Характер Шепитько – и в ее фильмах, и в ее гибели.
«Прощание с Матёрой», которое доделывал Элем Климов, интересно по материалу, и там интересен Алексей Петренко, но фильм (в прокат он вышел в 1982 году под названием «Прощание») получился мягче, чем у Ларисы, потому что Лариса сделала бы абсолютную трагедию. С таким трагическим мироощущением я женщин не встречала.
…В своих актеров она влюблялась, причем одинаково и в мужчин, и в женщин. Во время съемок «Ты и я» для нее никого не существовало, кроме меня, Леонида Дьячкова и Юрия Визбора. Никого. Она гримировала Визбора, совершенно влюбленно на него глядя. Я снималась в ее пальто, она ходила в моем – мы жили коммуной.
Когда кончились съемки, мы иногда где-то встречались, но она не общалась больше ни с Визбором, ни с Дьячковым – они перестали для нее существовать.
Человеку с трагическим мироощущением жить трудно. Я не знаю, когда это появилось у Ларисы. Может быть, она с этим родилась, а талант ее вел все глубже и глубже.

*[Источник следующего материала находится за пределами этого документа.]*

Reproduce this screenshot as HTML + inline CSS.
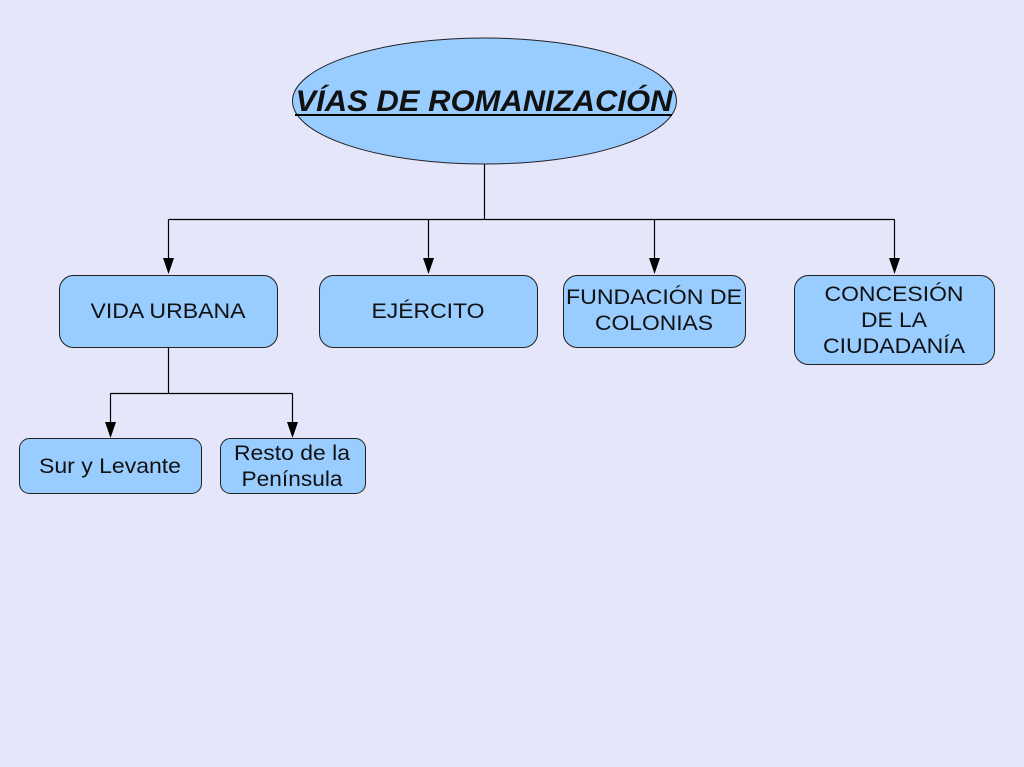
<!DOCTYPE html>
<html><head><meta charset="utf-8"><style>
html,body{margin:0;padding:0;background:#e6e6fa;}
svg{display:block;}
text{font-family:"Liberation Sans",Arial,sans-serif;font-size:21px;fill:#111;text-anchor:middle;}
</style></head><body>
<svg width="1024" height="767" viewBox="0 0 1024 767" xmlns="http://www.w3.org/2000/svg">
<rect width="1024" height="767" fill="#e6e6fa"/>
<g stroke="#000" stroke-width="1.2" fill="none">
<path d="M484.5 164V219.5M168.5 219.5H894.5M168.5 219.5V260M428.5 219.5V260M654.5 219.5V260M894.5 219.5V260"/>
<path d="M168.5 347V393.5M110.5 393.5H292.5M110.5 393.5V424M292.5 393.5V424"/>
</g>
<g fill="#000">
<path d="M163 258H174L168.5 274Z"/>
<path d="M423 258H434L428.5 274Z"/>
<path d="M649 258H660L654.5 274Z"/>
<path d="M889 258H900L894.5 274Z"/>
<path d="M105 422H116L110.5 438Z"/>
<path d="M287 422H298L292.5 438Z"/>
</g>
<g fill="#99ccff" stroke="#222" stroke-width="1">
<ellipse cx="484.5" cy="101" rx="192" ry="63"/>
<rect x="59.5" y="275.5" width="218" height="72" rx="14"/>
<rect x="319.5" y="275.5" width="218" height="72" rx="14"/>
<rect x="563.5" y="275.5" width="182" height="72" rx="14"/>
<rect x="794.5" y="275.5" width="200" height="89" rx="14"/>
<rect x="19.5" y="438.5" width="182" height="55" rx="10"/>
<rect x="220.5" y="438.5" width="145" height="55" rx="10"/>
</g>
<text x="484" y="111" textLength="377" lengthAdjust="spacingAndGlyphs" style="font-size:30px;font-weight:bold;font-style:italic">VÍAS DE ROMANIZACIÓN</text>
<rect x="295" y="114" width="377" height="2" fill="#000"/>
<text x="168" y="318" textLength="155" lengthAdjust="spacingAndGlyphs">VIDA URBANA</text>
<text x="428" y="318" textLength="113" lengthAdjust="spacingAndGlyphs">EJÉRCITO</text>
<text x="654" y="304" textLength="176" lengthAdjust="spacingAndGlyphs">FUNDACIÓN DE</text>
<text x="654" y="330" textLength="118" lengthAdjust="spacingAndGlyphs">COLONIAS</text>
<text x="894" y="301" textLength="139" lengthAdjust="spacingAndGlyphs">CONCESIÓN</text>
<text x="894" y="327" textLength="66" lengthAdjust="spacingAndGlyphs">DE LA</text>
<text x="894" y="353" textLength="142" lengthAdjust="spacingAndGlyphs">CIUDADANÍA</text>
<text x="110" y="473" textLength="142" lengthAdjust="spacingAndGlyphs">Sur y Levante</text>
<text x="292" y="460" textLength="116" lengthAdjust="spacingAndGlyphs">Resto de la</text>
<text x="292" y="486" textLength="101" lengthAdjust="spacingAndGlyphs">Península</text>
</svg>
</body></html>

Недаром муза трагедии – женщина. Голос трагедии – женский. «Голос колоссального неблагополучия», – писал Бродский о Цветаевой.

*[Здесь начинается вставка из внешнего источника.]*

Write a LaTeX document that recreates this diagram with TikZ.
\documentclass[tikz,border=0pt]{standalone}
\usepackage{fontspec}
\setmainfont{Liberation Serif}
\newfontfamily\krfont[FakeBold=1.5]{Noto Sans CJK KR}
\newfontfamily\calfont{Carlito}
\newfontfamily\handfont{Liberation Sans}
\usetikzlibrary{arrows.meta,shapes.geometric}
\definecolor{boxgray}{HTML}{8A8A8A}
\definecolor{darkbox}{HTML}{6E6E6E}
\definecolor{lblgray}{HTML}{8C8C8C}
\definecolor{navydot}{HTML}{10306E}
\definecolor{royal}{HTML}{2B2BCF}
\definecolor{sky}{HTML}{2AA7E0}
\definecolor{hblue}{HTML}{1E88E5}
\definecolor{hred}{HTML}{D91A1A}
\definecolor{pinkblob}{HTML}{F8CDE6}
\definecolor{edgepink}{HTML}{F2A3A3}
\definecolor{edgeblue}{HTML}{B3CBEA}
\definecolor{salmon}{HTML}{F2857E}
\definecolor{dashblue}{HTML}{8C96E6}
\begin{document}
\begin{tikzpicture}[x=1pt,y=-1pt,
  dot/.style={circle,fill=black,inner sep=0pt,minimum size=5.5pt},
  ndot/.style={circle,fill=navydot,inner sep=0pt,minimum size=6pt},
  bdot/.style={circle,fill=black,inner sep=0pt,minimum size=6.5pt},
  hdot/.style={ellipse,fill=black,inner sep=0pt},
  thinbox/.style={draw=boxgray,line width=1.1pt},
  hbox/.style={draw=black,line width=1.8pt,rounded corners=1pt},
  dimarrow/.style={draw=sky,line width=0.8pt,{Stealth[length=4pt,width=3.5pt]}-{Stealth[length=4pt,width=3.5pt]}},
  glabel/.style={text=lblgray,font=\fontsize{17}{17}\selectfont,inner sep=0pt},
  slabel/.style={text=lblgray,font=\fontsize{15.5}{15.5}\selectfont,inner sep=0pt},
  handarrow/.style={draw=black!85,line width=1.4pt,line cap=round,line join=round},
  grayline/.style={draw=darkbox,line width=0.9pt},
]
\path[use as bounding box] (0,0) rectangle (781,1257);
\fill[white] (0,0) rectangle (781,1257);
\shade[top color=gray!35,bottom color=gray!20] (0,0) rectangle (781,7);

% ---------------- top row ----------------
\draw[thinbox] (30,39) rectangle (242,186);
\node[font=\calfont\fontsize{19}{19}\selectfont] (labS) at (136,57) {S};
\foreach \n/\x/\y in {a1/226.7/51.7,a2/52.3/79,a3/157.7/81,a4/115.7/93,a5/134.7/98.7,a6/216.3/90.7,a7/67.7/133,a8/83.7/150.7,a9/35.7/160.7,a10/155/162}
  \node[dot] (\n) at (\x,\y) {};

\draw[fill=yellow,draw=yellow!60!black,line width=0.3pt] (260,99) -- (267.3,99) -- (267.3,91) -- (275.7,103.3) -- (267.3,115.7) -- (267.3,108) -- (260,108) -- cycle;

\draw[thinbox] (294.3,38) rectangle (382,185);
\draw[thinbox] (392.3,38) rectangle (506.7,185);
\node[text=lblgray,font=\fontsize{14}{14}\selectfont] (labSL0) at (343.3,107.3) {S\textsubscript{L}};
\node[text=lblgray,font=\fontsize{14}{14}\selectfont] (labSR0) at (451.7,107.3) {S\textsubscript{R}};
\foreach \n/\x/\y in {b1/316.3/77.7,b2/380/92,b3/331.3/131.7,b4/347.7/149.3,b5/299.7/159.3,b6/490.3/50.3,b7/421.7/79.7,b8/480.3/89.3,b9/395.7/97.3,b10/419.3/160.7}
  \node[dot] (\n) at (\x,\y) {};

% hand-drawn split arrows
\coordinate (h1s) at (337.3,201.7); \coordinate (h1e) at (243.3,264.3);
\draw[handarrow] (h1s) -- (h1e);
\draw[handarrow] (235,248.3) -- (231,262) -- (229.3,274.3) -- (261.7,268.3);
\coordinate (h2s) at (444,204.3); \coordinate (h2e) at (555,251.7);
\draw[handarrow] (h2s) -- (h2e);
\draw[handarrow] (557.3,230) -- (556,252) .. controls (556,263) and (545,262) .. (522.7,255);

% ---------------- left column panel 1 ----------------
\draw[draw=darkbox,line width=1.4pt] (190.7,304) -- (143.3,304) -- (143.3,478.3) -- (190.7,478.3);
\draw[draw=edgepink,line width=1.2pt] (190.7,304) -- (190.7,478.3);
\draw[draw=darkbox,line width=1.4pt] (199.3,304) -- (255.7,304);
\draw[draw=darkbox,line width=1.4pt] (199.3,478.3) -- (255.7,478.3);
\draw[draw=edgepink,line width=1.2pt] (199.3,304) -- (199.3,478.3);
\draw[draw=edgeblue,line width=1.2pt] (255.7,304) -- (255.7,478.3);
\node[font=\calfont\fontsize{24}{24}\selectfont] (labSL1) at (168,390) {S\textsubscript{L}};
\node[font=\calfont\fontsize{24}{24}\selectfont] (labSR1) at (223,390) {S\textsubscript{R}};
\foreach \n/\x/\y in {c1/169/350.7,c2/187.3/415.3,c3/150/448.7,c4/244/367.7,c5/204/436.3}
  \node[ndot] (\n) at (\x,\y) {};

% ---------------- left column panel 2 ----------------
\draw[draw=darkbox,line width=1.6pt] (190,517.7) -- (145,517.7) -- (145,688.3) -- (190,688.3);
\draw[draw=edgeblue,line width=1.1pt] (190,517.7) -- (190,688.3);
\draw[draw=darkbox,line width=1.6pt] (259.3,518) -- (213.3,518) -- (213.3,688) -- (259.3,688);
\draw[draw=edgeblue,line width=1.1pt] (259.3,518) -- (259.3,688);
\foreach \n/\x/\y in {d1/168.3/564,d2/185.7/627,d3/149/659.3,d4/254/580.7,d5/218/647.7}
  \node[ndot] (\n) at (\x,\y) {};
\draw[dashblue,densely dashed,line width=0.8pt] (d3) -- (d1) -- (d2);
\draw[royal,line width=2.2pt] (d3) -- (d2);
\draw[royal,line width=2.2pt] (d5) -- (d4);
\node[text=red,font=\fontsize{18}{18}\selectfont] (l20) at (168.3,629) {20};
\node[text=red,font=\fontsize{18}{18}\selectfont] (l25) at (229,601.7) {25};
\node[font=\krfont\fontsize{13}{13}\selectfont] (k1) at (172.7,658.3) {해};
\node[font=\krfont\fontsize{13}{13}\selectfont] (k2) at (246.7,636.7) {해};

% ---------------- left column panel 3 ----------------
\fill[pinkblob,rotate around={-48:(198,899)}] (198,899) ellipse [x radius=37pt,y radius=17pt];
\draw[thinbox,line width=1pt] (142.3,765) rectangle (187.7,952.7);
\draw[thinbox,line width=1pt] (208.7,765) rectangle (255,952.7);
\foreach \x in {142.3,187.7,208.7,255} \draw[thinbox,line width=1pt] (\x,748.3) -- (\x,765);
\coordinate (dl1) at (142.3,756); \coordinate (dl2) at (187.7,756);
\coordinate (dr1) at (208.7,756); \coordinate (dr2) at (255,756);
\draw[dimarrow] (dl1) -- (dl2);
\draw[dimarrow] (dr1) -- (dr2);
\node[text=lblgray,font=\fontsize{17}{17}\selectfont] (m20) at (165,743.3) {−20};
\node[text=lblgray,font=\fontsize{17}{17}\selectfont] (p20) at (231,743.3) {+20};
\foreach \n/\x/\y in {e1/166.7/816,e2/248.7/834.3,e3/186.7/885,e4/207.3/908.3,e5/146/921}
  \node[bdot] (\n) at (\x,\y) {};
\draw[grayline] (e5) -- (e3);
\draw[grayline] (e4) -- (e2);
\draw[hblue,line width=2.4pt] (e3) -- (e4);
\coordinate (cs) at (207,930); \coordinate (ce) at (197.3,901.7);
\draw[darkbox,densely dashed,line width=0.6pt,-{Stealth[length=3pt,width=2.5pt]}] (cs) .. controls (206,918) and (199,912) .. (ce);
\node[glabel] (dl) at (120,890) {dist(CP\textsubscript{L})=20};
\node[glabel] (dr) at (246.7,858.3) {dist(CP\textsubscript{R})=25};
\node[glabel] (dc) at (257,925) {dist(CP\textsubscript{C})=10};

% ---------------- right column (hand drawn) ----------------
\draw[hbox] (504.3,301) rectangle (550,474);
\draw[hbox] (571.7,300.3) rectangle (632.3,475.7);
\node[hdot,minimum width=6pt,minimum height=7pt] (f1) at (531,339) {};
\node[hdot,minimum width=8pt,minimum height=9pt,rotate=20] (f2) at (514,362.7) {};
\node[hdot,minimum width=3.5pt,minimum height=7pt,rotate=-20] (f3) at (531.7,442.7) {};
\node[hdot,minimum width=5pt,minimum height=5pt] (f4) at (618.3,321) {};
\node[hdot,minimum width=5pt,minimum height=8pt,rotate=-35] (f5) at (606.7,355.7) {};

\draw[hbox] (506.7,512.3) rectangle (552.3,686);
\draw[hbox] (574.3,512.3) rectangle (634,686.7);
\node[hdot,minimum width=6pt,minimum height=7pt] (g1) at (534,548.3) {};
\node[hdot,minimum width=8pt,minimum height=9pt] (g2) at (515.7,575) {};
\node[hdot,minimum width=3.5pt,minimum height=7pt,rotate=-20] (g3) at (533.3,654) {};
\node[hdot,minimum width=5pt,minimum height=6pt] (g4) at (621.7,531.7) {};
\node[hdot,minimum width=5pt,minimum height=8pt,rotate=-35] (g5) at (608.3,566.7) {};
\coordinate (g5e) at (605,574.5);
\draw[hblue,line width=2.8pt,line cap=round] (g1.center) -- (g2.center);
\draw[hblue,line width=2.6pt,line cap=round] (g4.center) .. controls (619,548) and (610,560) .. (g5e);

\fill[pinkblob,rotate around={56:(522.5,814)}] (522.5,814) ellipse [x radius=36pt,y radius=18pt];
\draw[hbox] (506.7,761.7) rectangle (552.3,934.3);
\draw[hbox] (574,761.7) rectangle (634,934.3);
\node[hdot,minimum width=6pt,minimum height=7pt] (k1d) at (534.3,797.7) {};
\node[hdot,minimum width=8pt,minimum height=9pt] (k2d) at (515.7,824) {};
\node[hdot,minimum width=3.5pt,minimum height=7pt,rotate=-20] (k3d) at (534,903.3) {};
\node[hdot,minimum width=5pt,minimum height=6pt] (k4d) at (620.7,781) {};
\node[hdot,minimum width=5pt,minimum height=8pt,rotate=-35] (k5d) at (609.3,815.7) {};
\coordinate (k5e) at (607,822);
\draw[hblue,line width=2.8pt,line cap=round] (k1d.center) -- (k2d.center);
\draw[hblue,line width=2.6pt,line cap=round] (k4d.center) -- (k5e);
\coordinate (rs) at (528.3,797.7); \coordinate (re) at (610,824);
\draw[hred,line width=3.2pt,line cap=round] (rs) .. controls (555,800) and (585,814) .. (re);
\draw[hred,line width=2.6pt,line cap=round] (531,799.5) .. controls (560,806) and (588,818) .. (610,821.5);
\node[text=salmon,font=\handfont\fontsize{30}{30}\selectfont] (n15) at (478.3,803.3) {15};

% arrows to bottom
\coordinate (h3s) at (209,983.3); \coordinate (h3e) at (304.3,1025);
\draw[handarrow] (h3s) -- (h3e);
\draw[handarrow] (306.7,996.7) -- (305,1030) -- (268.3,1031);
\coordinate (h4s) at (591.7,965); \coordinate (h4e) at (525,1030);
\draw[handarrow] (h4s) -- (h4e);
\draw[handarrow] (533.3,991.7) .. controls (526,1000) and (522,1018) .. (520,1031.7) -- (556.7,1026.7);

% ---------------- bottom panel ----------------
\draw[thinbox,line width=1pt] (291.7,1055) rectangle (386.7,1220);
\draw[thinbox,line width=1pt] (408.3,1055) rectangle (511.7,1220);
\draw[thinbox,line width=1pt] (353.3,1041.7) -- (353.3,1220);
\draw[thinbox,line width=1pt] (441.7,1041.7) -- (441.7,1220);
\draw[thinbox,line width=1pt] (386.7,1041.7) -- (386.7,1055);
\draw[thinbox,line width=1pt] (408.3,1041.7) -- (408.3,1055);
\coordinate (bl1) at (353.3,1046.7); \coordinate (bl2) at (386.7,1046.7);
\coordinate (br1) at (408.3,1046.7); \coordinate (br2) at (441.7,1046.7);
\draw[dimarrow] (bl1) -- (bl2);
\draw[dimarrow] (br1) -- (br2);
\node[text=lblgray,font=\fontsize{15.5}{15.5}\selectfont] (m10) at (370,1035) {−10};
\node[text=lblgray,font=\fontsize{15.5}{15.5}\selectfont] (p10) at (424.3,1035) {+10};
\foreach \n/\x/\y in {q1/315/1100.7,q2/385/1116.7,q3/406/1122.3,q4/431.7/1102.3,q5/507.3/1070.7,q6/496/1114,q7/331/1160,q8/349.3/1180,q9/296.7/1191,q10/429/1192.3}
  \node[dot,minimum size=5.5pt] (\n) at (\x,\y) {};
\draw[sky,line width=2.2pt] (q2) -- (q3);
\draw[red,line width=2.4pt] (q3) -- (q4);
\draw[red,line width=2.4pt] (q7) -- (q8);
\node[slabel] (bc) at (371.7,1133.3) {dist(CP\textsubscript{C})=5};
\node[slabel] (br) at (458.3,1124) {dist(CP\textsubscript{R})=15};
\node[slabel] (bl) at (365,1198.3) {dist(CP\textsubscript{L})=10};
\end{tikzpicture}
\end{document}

Может быть, потому, что женщины более чутки к этическим нарушениям. Не знаю… Их этические оценки более целомудренны и прямолинейны.
Принимать трагедию как жизненный урок, учиться на нем не делать впредь ошибок. Или: принимать катастрофы как неизбежный ход исторического развития, принимать жизнь во всех проявлениях. Но – становиться после катастрофы другим человеком. Чище.

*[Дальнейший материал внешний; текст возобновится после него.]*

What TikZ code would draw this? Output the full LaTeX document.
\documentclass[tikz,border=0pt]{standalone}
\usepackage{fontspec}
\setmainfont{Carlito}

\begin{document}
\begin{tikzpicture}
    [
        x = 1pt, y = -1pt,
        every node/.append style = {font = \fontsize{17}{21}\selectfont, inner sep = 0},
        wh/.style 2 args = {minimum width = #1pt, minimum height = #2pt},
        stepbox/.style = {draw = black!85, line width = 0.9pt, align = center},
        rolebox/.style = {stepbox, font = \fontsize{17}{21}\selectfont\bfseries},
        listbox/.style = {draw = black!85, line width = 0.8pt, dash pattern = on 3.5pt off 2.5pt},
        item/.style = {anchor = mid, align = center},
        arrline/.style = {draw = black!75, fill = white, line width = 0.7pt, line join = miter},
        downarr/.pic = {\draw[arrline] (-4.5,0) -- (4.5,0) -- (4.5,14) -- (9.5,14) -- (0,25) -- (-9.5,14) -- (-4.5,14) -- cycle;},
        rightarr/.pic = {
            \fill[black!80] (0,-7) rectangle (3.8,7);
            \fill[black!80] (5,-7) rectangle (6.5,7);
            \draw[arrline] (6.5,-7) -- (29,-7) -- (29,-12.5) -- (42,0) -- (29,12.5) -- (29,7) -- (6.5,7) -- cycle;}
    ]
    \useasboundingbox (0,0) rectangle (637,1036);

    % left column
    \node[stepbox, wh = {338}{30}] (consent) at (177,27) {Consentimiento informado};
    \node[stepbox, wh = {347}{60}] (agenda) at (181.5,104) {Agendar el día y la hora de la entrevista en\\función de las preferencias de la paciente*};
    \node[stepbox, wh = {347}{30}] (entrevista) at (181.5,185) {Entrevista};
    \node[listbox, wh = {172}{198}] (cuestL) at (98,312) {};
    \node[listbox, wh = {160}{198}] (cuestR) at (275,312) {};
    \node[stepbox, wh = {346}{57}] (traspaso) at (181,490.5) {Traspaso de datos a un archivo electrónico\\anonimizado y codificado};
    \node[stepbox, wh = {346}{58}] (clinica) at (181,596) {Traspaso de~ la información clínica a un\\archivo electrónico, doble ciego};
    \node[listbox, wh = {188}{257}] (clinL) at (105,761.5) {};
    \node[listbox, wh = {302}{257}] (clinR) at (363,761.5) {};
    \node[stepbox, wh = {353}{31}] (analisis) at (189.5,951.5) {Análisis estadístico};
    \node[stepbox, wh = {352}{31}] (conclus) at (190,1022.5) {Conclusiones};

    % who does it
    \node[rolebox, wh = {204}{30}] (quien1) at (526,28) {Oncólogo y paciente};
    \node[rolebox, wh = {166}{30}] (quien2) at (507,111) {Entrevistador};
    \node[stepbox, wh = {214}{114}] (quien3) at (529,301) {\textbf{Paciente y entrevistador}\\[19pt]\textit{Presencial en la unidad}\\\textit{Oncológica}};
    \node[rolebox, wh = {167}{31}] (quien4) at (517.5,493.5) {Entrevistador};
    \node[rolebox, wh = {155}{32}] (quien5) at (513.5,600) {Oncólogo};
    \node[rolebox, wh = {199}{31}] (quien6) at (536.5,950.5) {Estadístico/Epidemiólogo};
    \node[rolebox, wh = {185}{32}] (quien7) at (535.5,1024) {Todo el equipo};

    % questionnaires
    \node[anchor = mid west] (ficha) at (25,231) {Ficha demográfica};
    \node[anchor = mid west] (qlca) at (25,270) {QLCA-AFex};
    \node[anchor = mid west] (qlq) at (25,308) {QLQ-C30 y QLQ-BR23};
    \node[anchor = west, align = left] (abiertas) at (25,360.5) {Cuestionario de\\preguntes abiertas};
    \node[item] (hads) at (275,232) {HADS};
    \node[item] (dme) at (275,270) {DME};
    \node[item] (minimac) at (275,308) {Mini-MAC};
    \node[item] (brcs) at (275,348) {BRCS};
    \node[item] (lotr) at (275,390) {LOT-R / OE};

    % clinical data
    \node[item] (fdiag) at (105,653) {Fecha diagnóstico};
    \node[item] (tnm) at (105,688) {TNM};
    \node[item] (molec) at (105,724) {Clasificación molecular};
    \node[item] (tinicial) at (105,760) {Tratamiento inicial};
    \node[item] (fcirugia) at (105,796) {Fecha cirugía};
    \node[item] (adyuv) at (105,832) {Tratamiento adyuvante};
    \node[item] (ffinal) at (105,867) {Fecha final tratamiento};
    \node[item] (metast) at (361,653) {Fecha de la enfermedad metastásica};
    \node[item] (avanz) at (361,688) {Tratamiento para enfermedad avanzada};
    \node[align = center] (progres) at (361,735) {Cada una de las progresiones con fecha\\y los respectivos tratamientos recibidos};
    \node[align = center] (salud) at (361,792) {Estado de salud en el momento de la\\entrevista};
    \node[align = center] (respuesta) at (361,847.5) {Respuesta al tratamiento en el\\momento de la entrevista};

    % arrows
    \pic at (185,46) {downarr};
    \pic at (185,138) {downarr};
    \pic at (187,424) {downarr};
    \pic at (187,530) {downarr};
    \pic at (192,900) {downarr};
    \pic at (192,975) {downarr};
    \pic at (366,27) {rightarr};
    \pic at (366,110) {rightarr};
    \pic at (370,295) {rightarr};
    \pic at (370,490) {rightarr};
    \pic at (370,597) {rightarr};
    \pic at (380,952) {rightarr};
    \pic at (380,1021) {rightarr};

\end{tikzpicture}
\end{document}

В этом, по-моему, смысл трагедии.
Работать с такими людьми, как Лариса Шепитько – талантливыми, целеустремленными, – одно наслаждение. Но общаться в быту…
Как прекрасно кто-то из современников сказал о Мандельштаме: Мандельштам считал себя трагическим поэтом (что не подлежит сомнению) – но если приходили друзья и приносили вино и закуску, он моментально об этом забывал…
Я, к счастью, застала еще это «старое» поколение. Они умели ценить «первую реальность». Это не значит, что были эпикурейцами, однако посидеть в компании за дружеским столом, поговорить, посмеяться – даже в «самые невегетарианские» времена – они любили. А я любила бывать с ними, хотя по характеру я совершенно другого склада человек. У меня, словами Тютчева, «нет дня, чтобы душа не ныла!»
Олег Чухонцев посвятил мне стихотворение, опубликовал его в «Юности» и принес мне эту «Юность». По нашей обычной привычке открывать не там, где нужно, и не с начала, а с середины, я открыла и прочитала: «…ко мне пришла Лариса Шепитько и сказала, что Беллу Ахмадулину снимать не разрешили. Что делать? Я сказал: „Давай позвоним актрисе, которая живет на шестнадцатом этаже“. К нам спустилась актриса в пончо. Это была Алла Демидова. Она стала работать с нами». И вот я читаю этот рассказ Визбора и вспоминаю, как мы всю ночь сидели на кухне у Визбора и они с Ларисой вводили меня в курс дела, говорили, что положение безвыходное. Мы сидели до утра, потом Визбор пел, на рассвете мы проводили Ларису и вернулись: я – на шестнадцатый, он – на тринадцатый. А потом мы стали работать. Я из какого-то сундука достала паричок. Костюмов не было, я снималась в своих и Ларисиных вещах. Все это я вспоминала, сидя в бывшей квартире Визбора. Но уже не было ни Визбора, ни Ларисы. Круг замкнулся.